• **Charts and diagrams as code**

((

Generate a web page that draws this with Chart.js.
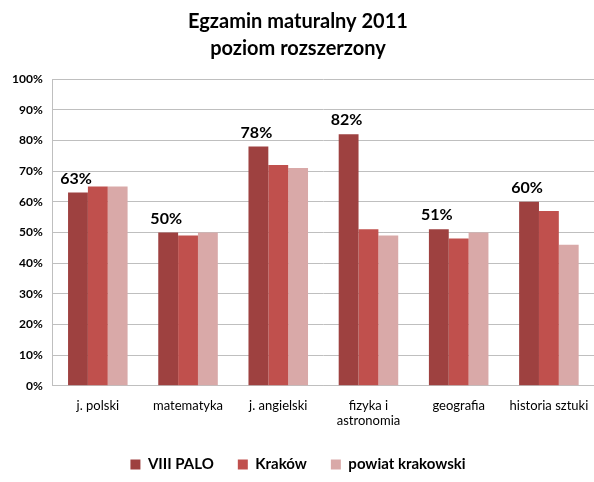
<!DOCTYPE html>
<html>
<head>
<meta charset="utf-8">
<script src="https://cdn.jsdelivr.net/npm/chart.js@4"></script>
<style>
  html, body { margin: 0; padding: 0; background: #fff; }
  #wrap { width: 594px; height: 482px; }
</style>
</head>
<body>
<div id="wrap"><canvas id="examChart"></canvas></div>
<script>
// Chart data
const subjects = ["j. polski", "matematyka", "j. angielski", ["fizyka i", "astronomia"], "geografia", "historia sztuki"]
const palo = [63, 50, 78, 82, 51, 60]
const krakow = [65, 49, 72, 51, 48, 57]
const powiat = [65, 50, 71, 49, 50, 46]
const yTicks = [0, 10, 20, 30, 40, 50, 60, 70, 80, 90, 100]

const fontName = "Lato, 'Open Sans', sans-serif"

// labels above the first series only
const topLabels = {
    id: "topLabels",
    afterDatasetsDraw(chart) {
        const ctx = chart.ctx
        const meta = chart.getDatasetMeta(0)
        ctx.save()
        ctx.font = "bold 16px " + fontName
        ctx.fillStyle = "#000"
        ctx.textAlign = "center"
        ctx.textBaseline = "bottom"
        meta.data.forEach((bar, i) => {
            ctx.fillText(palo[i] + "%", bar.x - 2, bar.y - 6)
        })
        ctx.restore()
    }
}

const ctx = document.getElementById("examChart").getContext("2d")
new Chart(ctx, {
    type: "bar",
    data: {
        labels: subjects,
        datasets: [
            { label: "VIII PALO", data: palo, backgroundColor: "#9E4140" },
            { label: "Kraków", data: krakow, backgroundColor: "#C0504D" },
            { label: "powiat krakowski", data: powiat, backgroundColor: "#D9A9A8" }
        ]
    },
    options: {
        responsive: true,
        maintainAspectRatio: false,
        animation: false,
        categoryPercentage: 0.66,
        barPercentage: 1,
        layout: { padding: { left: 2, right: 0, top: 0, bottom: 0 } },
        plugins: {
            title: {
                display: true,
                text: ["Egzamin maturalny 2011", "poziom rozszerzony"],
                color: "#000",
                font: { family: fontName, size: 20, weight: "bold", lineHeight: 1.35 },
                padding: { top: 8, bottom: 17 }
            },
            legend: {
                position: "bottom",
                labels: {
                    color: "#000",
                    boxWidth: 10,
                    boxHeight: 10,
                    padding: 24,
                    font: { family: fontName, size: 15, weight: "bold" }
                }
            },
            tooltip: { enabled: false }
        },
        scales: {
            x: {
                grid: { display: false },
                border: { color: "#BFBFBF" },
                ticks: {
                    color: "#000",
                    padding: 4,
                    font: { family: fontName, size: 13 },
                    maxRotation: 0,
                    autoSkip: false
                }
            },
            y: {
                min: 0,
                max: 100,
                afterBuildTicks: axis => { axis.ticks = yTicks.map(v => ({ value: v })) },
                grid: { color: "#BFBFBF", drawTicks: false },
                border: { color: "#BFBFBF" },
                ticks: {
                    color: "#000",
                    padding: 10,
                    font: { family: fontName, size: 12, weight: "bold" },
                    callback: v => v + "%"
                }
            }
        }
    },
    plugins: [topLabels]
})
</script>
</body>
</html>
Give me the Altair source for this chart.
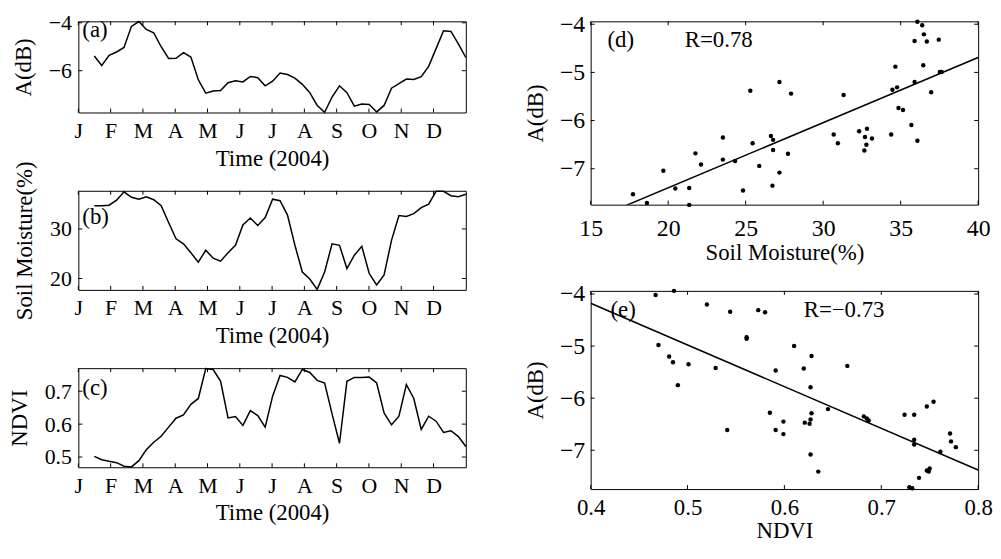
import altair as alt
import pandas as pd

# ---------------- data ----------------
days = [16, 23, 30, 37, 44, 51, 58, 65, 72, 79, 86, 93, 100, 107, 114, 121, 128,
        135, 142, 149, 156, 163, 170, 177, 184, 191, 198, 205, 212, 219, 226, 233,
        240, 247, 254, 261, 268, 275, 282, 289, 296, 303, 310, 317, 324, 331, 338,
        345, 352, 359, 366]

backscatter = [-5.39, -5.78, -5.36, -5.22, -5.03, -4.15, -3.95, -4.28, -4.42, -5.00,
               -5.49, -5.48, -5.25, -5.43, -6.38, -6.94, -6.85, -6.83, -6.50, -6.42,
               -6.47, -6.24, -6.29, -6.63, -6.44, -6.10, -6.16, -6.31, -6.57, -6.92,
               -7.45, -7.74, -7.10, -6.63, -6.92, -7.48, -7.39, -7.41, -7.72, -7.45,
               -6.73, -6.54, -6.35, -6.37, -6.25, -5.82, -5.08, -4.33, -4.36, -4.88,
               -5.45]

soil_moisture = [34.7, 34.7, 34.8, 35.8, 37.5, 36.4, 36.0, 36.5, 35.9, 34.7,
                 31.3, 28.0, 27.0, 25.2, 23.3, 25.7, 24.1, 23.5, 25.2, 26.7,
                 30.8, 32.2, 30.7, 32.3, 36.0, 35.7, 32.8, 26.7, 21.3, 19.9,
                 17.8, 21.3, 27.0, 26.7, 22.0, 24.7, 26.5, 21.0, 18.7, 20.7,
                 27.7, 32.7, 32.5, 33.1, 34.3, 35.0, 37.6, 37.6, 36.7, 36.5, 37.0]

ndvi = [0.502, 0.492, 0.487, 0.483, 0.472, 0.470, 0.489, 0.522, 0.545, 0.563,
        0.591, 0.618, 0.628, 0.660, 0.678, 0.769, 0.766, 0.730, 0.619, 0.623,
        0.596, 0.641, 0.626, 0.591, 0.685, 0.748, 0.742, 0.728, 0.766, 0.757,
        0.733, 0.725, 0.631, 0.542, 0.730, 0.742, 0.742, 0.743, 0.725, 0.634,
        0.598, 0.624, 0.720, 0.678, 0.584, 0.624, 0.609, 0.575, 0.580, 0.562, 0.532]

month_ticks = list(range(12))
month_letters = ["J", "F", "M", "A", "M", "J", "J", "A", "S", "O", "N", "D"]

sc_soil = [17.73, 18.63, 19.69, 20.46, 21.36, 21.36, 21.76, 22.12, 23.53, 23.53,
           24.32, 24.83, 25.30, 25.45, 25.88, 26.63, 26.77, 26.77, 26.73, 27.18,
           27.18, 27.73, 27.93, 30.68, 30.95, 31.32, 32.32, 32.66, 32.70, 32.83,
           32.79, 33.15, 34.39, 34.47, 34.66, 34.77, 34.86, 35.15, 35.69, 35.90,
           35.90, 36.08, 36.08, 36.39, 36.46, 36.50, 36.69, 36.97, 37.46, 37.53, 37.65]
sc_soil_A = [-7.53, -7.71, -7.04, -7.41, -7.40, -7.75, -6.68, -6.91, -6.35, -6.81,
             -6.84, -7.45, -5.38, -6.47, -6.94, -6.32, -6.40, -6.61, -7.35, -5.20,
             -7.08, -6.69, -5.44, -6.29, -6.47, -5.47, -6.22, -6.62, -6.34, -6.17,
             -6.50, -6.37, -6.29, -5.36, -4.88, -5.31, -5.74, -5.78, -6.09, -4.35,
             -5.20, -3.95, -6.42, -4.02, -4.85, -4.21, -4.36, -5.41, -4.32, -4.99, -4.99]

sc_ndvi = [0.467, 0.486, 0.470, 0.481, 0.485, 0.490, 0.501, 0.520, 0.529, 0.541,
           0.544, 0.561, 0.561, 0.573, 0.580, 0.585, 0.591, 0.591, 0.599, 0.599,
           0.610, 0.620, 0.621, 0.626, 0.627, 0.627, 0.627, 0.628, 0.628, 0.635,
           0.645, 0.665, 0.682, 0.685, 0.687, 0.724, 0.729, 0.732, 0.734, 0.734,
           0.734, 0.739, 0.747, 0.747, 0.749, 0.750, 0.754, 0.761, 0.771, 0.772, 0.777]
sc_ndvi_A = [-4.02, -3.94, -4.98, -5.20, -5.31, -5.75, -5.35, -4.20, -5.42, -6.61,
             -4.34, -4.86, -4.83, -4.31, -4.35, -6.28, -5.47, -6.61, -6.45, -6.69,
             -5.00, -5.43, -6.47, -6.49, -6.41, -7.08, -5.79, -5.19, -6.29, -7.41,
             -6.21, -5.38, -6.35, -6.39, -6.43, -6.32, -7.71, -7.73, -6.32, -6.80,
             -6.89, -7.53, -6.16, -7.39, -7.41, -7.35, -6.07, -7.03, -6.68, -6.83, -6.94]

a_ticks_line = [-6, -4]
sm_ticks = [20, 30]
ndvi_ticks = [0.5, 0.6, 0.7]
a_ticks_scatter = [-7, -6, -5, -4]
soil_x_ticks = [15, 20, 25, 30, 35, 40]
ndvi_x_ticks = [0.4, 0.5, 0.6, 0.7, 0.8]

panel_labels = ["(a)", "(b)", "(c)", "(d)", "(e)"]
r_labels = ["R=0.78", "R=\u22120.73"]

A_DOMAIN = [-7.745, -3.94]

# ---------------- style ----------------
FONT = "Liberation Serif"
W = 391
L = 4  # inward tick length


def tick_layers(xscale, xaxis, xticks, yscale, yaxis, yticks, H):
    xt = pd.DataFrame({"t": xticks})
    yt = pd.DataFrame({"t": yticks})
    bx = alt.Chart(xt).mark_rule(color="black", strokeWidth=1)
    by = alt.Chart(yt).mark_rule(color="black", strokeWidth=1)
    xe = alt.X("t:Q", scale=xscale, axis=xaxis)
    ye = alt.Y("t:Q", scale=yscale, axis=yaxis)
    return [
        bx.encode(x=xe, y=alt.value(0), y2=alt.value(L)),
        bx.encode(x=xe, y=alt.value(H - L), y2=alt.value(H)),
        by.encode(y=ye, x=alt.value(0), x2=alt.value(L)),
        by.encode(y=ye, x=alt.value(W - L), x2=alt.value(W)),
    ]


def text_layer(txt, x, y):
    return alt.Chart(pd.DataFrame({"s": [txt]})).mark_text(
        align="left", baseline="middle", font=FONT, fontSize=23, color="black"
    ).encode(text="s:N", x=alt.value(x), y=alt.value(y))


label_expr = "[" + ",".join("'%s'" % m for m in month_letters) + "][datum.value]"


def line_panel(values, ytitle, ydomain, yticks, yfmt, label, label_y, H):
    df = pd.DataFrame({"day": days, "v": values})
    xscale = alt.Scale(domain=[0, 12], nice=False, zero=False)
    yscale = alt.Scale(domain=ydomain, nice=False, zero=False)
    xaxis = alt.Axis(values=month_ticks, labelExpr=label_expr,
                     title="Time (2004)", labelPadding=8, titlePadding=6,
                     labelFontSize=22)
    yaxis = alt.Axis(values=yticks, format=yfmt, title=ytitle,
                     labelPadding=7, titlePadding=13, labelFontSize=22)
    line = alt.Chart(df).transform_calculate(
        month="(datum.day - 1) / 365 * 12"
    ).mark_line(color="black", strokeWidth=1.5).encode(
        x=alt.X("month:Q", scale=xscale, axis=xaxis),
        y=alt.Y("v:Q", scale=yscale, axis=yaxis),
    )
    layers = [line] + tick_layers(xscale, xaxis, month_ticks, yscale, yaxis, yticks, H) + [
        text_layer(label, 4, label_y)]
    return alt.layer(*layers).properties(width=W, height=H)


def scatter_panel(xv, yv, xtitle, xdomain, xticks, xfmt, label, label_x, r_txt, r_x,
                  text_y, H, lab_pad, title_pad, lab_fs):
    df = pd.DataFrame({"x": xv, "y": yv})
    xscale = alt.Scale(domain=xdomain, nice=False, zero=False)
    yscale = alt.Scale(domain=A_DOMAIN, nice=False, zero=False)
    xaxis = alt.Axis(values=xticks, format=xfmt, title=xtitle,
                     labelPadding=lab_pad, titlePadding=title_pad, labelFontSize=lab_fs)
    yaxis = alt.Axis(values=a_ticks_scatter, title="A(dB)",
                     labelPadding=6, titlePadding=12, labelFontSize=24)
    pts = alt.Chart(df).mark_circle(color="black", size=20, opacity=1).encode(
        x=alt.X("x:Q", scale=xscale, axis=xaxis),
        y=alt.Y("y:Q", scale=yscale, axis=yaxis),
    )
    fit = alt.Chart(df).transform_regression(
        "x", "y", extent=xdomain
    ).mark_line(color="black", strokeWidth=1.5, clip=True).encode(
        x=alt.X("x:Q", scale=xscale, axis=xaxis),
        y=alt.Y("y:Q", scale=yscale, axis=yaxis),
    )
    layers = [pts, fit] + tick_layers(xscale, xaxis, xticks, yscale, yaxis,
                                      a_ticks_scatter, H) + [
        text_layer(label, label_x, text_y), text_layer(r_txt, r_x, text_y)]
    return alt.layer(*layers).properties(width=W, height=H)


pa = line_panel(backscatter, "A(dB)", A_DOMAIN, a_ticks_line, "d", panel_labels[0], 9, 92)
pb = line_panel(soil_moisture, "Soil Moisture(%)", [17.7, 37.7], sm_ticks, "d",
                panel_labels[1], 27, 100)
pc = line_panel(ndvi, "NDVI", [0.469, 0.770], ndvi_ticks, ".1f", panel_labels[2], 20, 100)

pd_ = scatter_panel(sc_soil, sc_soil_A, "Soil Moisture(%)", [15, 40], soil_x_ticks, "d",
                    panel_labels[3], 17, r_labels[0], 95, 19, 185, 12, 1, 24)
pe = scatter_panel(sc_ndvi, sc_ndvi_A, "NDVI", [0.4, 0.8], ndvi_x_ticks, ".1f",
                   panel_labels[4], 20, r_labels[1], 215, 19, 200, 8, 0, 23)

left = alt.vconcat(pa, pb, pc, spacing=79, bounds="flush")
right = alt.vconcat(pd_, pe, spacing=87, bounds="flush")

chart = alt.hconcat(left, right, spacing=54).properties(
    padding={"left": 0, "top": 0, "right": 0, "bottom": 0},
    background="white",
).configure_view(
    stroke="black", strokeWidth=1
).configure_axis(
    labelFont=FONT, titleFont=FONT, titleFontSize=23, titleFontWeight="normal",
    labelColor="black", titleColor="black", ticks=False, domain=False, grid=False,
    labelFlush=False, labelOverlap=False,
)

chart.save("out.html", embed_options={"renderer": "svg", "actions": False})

))

• **What is asked**
Reproduce, starting at the line containing "Give me the Altair source for this chart." and stopping after the line containing "import pandas as pd", each of those lines exactly and no others; leave pictures out.

• **Exercise solution**
Give me the Altair source for this chart.
import altair as alt
import pandas as pd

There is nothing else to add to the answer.